Adaptive tempering schedules with approximative intermediate measures for filtering problems

TL;DR

This paper introduces an adaptive tempering schedule for hybrid filtering methods in data assimilation, aiming to improve the stability and accuracy of ensemble and particle filters in high-dimensional, nonlinear systems.

Contribution

It proposes a novel adaptive tempering approach to optimize filter hybridization, addressing hyperparameter tuning challenges and enhancing filter performance.

Findings

Demonstrates improved filter stability in toy examples

Shows potential for better uncertainty quantification

Highlights the importance of adaptive tempering in complex systems

Abstract

Data assimilation algorithms integrate prior information from numerical model simulations with observed data.

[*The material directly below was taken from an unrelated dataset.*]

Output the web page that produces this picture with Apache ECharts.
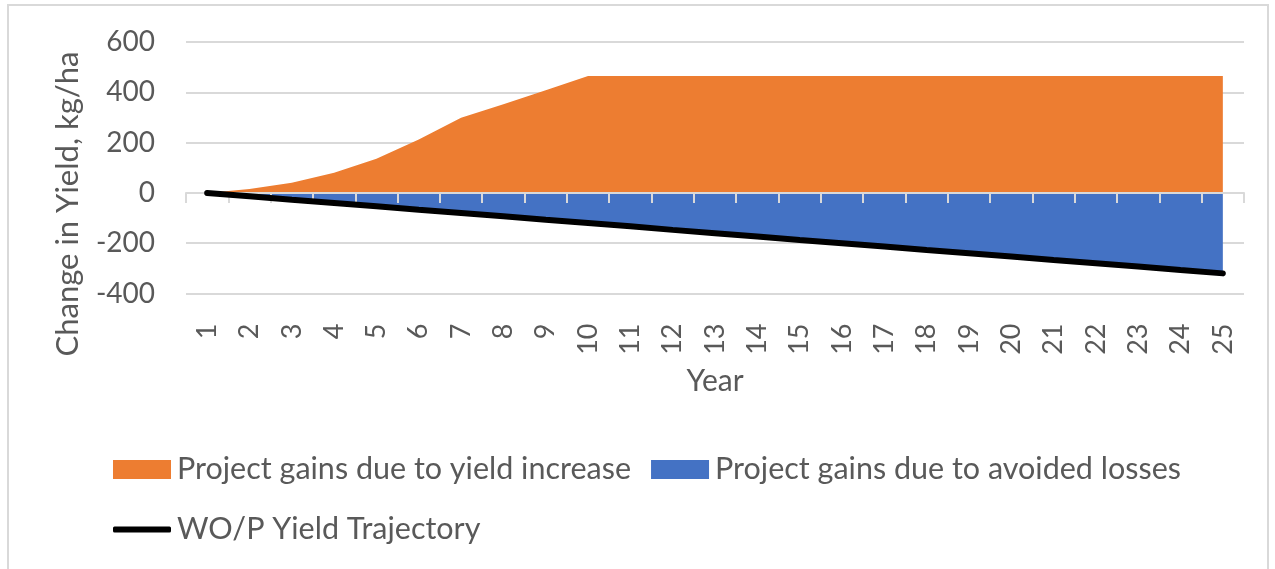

Ensemble-based filters, regarded as state-of-the-art, are widely employed for large-scale estimation tasks in disciplines such as geoscience and meteorology. Despite their inability to produce the true posterior distribution for nonlinear systems, their robustness and capacity for state tracking are noteworthy. In contrast, Particle filters yield the correct distribution in the ensemble limit but require substantially larger ensemble sizes than ensemble-based filters to maintain stability in higher-dimensional spaces. It is essential to transcend traditional Gaussian assumptions to achieve realistic quantification of uncertainties. One approach involves the hybridisation of filters, facilitated by tempering, to harness the complementary strengths of different filters. A new adaptive tempering method is proposed to tune the underlying schedule, aiming to systematically surpass the performance previously achieved. Although promising numerical results for certain filter combinations in toy examples exist in the literature, the tuning of hyperparameters presents a considerable challenge. A deeper understanding of these interactions is crucial for practical applications.